Rijndael’s “Slugline” Lets You Pay Bitcoin Transaction Fees with Runes

     

At the recent PlebFi Bitcoin dev conference, developer Rijndael introduced “Slugline” – a proof-of-concept that enables Bitcoin Layer 1 transaction fees to be paid using Runes instead of BTC.

While acting as a judge at the PlebFi hackathon, Rijndael built the prototype anyway – a minimal, working demonstration of a “Runes Paymaster” for Bitcoin.

 

How Slugline Works

The concept mimics a kind of “transaction carpool” on Bitcoin. Here’s how it operates:

  1. Alice wants to send a Bitcoin transaction but doesn’t want to pay the fee in BTC.
  2. Instead, she attaches Runes to her transaction and includes a zero-value P2A anchor output, making the transaction non-standard and unconfirmed.
  3. Alice broadcasts this transaction to a network of potential “fee-payers” – think of them as decentralized mempool watchers, or “Bobs”.
  4. Bob, seeing the attached Runes, chooses to pay for Alice’s transaction fee by issuing a Child Pays For Parent (CPFP) transaction.
  5. In doing so, Bob claims the Runes included in Alice’s transaction – effectively acting as a Runes-based fee market.

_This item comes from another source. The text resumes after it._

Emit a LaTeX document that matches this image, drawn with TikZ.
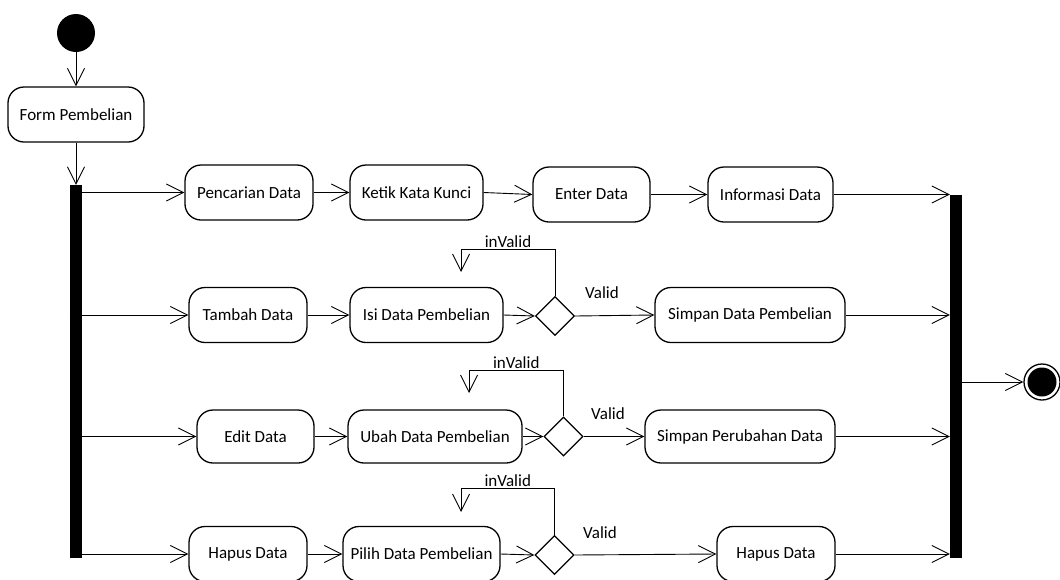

Alice has paid Bob in Runes to cover her transaction fee. In essence, the transaction fee has been paid in Runes – not Bitcoin.

explained Rijndael in a post on X.

 

Why Would Alice Do This?

Rijndael outlines several use cases for this mechanism:

  • A shared “gas token” ecosystem might emerge, using scarce or intentionally high-cost Runes (like UNCOMMON•GOODS) as a unit of fee payment during high congestion periods.
  • Wallets could emerge that are Rune-only – users with no BTC could still transact using Rune balances.
  • Miners might issue their own Runes as blockspace vouchers, tokenizing future blockspace as a discounted futures market.

 

What Works (and What Doesn’t)

The prototype is still in its early stages:

  • Alice must manually post her PSBT (Partially Signed Bitcoin Transaction) to Bob’s webserver.
  • The system isn’t yet peer-to-peer; it relies on a central Bob rather than a decentralized relay network (e.g., Nostr).
  • There’s no dynamic Rune pricing mechanism yet – a future version could determine fee equivalence using median sats/vByte data over previous blocks.

Despite these limitations, the proof-of-concept works end-to-end, allowing for functional BTC transactions where fees are paid in Runes.